What to do –
Output the material below in its entirety, exactly as given.

----- Data segment

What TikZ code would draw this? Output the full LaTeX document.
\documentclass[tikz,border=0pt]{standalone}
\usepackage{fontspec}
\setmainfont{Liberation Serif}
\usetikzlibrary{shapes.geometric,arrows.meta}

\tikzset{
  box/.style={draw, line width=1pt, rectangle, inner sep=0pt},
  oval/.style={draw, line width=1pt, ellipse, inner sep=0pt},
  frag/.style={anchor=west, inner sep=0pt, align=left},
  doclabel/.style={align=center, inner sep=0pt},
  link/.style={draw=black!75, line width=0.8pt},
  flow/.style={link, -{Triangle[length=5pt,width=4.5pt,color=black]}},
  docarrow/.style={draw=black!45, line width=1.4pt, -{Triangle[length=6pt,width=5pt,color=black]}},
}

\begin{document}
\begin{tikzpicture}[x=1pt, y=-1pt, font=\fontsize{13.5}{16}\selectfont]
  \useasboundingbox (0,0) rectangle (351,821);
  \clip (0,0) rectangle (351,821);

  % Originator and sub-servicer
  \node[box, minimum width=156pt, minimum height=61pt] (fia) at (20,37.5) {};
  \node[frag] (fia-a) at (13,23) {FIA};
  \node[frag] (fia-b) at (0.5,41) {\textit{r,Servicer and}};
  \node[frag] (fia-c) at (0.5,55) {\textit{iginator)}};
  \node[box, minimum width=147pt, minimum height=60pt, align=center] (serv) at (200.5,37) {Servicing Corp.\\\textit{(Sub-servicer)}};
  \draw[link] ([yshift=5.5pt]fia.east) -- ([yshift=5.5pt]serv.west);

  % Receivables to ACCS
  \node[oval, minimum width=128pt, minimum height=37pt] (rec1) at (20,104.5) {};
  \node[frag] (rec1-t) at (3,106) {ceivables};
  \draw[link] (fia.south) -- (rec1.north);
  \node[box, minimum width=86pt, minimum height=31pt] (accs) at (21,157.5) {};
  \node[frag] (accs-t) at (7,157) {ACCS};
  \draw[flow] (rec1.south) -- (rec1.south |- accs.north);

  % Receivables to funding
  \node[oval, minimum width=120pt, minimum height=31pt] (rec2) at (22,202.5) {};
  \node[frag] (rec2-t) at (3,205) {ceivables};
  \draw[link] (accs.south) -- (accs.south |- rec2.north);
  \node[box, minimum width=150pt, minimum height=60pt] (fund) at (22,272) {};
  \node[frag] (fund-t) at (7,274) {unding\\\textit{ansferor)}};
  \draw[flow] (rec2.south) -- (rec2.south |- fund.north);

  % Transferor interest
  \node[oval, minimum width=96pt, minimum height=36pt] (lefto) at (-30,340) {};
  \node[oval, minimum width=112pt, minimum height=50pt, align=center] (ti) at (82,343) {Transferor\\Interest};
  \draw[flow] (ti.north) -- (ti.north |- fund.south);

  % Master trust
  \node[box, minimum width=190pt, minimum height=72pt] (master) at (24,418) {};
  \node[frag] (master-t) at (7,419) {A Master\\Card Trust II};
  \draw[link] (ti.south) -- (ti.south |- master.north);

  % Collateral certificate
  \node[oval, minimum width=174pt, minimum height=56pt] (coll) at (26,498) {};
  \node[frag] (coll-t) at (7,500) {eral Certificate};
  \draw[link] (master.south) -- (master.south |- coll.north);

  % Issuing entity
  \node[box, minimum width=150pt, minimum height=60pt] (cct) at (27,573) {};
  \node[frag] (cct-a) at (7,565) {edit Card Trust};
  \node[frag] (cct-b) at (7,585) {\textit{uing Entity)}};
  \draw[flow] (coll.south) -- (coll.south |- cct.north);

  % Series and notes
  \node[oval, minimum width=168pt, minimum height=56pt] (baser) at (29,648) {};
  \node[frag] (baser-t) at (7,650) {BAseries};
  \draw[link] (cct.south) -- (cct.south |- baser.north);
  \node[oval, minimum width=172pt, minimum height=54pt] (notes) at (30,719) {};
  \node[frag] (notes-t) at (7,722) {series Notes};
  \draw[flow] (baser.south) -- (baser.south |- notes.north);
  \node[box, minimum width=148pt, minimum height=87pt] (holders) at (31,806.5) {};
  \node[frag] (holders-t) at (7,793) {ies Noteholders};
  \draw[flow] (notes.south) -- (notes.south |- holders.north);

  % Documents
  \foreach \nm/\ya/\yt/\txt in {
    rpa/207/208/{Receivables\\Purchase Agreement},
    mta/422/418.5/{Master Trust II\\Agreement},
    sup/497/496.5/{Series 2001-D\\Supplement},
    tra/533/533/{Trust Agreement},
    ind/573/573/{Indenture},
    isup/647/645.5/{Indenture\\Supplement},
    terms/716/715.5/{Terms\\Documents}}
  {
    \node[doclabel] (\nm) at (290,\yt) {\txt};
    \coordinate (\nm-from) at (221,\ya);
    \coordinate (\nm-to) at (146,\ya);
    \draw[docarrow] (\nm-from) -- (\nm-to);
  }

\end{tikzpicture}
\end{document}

----------

Task answer –
What TikZ code would draw this? Output the full LaTeX document.
\documentclass[tikz,border=0pt]{standalone}
\usepackage{fontspec}
\setmainfont{Liberation Serif}
\usetikzlibrary{shapes.geometric,arrows.meta}

\tikzset{
  box/.style={draw, line width=1pt, rectangle, inner sep=0pt},
  oval/.style={draw, line width=1pt, ellipse, inner sep=0pt},
  frag/.style={anchor=west, inner sep=0pt, align=left},
  doclabel/.style={align=center, inner sep=0pt},
  link/.style={draw=black!75, line width=0.8pt},
  flow/.style={link, -{Triangle[length=5pt,width=4.5pt,color=black]}},
  docarrow/.style={draw=black!45, line width=1.4pt, -{Triangle[length=6pt,width=5pt,color=black]}},
}

\begin{document}
\begin{tikzpicture}[x=1pt, y=-1pt, font=\fontsize{13.5}{16}\selectfont]
  \useasboundingbox (0,0) rectangle (351,821);
  \clip (0,0) rectangle (351,821);

  % Originator and sub-servicer
  \node[box, minimum width=156pt, minimum height=61pt] (fia) at (20,37.5) {};
  \node[frag] (fia-a) at (13,23) {FIA};
  \node[frag] (fia-b) at (0.5,41) {\textit{r,Servicer and}};
  \node[frag] (fia-c) at (0.5,55) {\textit{iginator)}};
  \node[box, minimum width=147pt, minimum height=60pt, align=center] (serv) at (200.5,37) {Servicing Corp.\\\textit{(Sub-servicer)}};
  \draw[link] ([yshift=5.5pt]fia.east) -- ([yshift=5.5pt]serv.west);

  % Receivables to ACCS
  \node[oval, minimum width=128pt, minimum height=37pt] (rec1) at (20,104.5) {};
  \node[frag] (rec1-t) at (3,106) {ceivables};
  \draw[link] (fia.south) -- (rec1.north);
  \node[box, minimum width=86pt, minimum height=31pt] (accs) at (21,157.5) {};
  \node[frag] (accs-t) at (7,157) {ACCS};
  \draw[flow] (rec1.south) -- (rec1.south |- accs.north);

  % Receivables to funding
  \node[oval, minimum width=120pt, minimum height=31pt] (rec2) at (22,202.5) {};
  \node[frag] (rec2-t) at (3,205) {ceivables};
  \draw[link] (accs.south) -- (accs.south |- rec2.north);
  \node[box, minimum width=150pt, minimum height=60pt] (fund) at (22,272) {};
  \node[frag] (fund-t) at (7,274) {unding\\\textit{ansferor)}};
  \draw[flow] (rec2.south) -- (rec2.south |- fund.north);

  % Transferor interest
  \node[oval, minimum width=96pt, minimum height=36pt] (lefto) at (-30,340) {};
  \node[oval, minimum width=112pt, minimum height=50pt, align=center] (ti) at (82,343) {Transferor\\Interest};
  \draw[flow] (ti.north) -- (ti.north |- fund.south);

  % Master trust
  \node[box, minimum width=190pt, minimum height=72pt] (master) at (24,418) {};
  \node[frag] (master-t) at (7,419) {A Master\\Card Trust II};
  \draw[link] (ti.south) -- (ti.south |- master.north);

  % Collateral certificate
  \node[oval, minimum width=174pt, minimum height=56pt] (coll) at (26,498) {};
  \node[frag] (coll-t) at (7,500) {eral Certificate};
  \draw[link] (master.south) -- (master.south |- coll.north);

  % Issuing entity
  \node[box, minimum width=150pt, minimum height=60pt] (cct) at (27,573) {};
  \node[frag] (cct-a) at (7,565) {edit Card Trust};
  \node[frag] (cct-b) at (7,585) {\textit{uing Entity)}};
  \draw[flow] (coll.south) -- (coll.south |- cct.north);

  % Series and notes
  \node[oval, minimum width=168pt, minimum height=56pt] (baser) at (29,648) {};
  \node[frag] (baser-t) at (7,650) {BAseries};
  \draw[link] (cct.south) -- (cct.south |- baser.north);
  \node[oval, minimum width=172pt, minimum height=54pt] (notes) at (30,719) {};
  \node[frag] (notes-t) at (7,722) {series Notes};
  \draw[flow] (baser.south) -- (baser.south |- notes.north);
  \node[box, minimum width=148pt, minimum height=87pt] (holders) at (31,806.5) {};
  \node[frag] (holders-t) at (7,793) {ies Noteholders};
  \draw[flow] (notes.south) -- (notes.south |- holders.north);

  % Documents
  \foreach \nm/\ya/\yt/\txt in {
    rpa/207/208/{Receivables\\Purchase Agreement},
    mta/422/418.5/{Master Trust II\\Agreement},
    sup/497/496.5/{Series 2001-D\\Supplement},
    tra/533/533/{Trust Agreement},
    ind/573/573/{Indenture},
    isup/647/645.5/{Indenture\\Supplement},
    terms/716/715.5/{Terms\\Documents}}
  {
    \node[doclabel] (\nm) at (290,\yt) {\txt};
    \coordinate (\nm-from) at (221,\ya);
    \coordinate (\nm-to) at (146,\ya);
    \draw[docarrow] (\nm-from) -- (\nm-to);
  }

\end{tikzpicture}
\end{document}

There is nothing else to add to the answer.